‘A New Kind of Navy Man Pioneering a New Concept of Sea Power in the Age of Space’

Enjoy this great 27-minute circa 1960 film “Man And The FBM” covering the Navy’s Cold War Fleet Ballistic Missile submarine force and the UGM-27 Polaris nuclear-tipped SLBMs they carried. 

Keep in mind, the film was made just a few years after USS Nautilus took to the sea and only 15 since the first, comparatively puny, A-bomb was dropped from a propeller-driven bomber.

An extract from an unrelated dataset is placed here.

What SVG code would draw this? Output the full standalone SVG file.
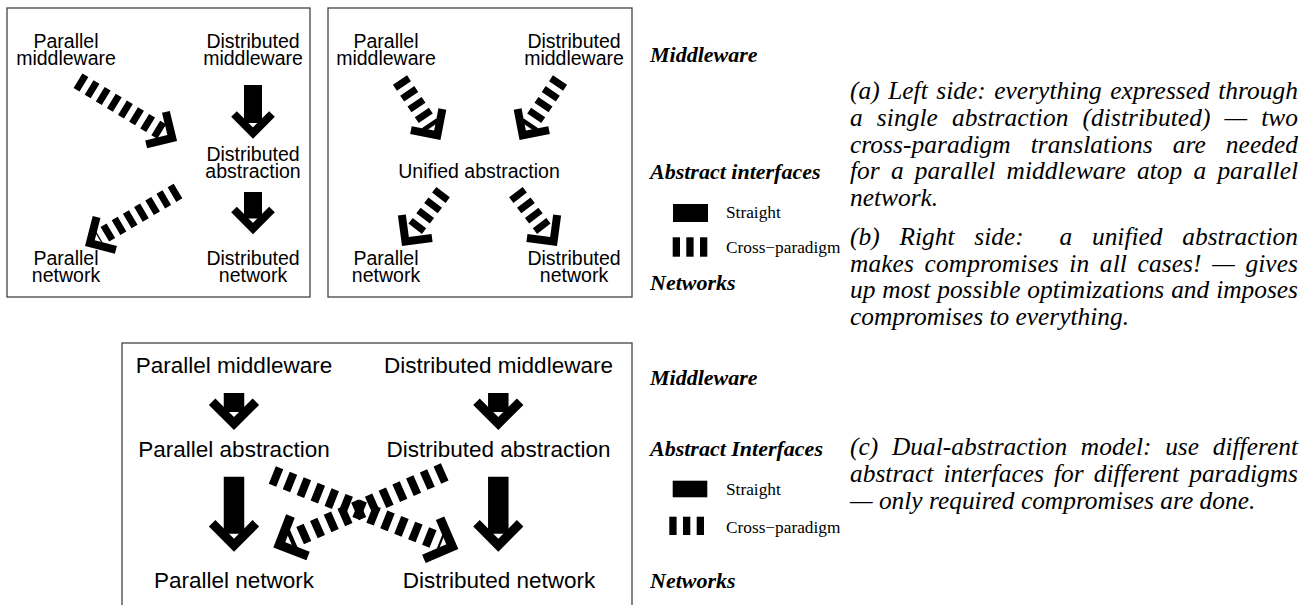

These first nuclear-powered FBM submarines, armed with long-range strategic missiles, were ordered on 31 December 1957, with the building attack submarine USS Scorpion (SSN-589) lengthened with a 130-foot section to accommodate 16 Polaris missiles.

Rear Admiral William F. Rayborn, USN (left), and Admiral Arleigh A. Burke, USN, Chief of Naval Operations. Examine a cutaway model of the ballistic missile submarine George Washington (SSBN-598), July 1959. Official U.S. Navy photograph. Catalog#: USN 710496.

Completed as USS George Washington (SSBN-598), she was commissioned on 30 December 1959, just short of two years later, the first of the “41 for Freedom” boats that kicked off the strategic missile deterrent patrol system still maintained today. Footage of the GW’s commissioning is included in the film. 

Seldom heard from, the 41 boats of the FBM program made an incredible 2,824 armed patrols during their time on earth, each typically about 65 days. This is about 502 patrol years at sea during the Cold War.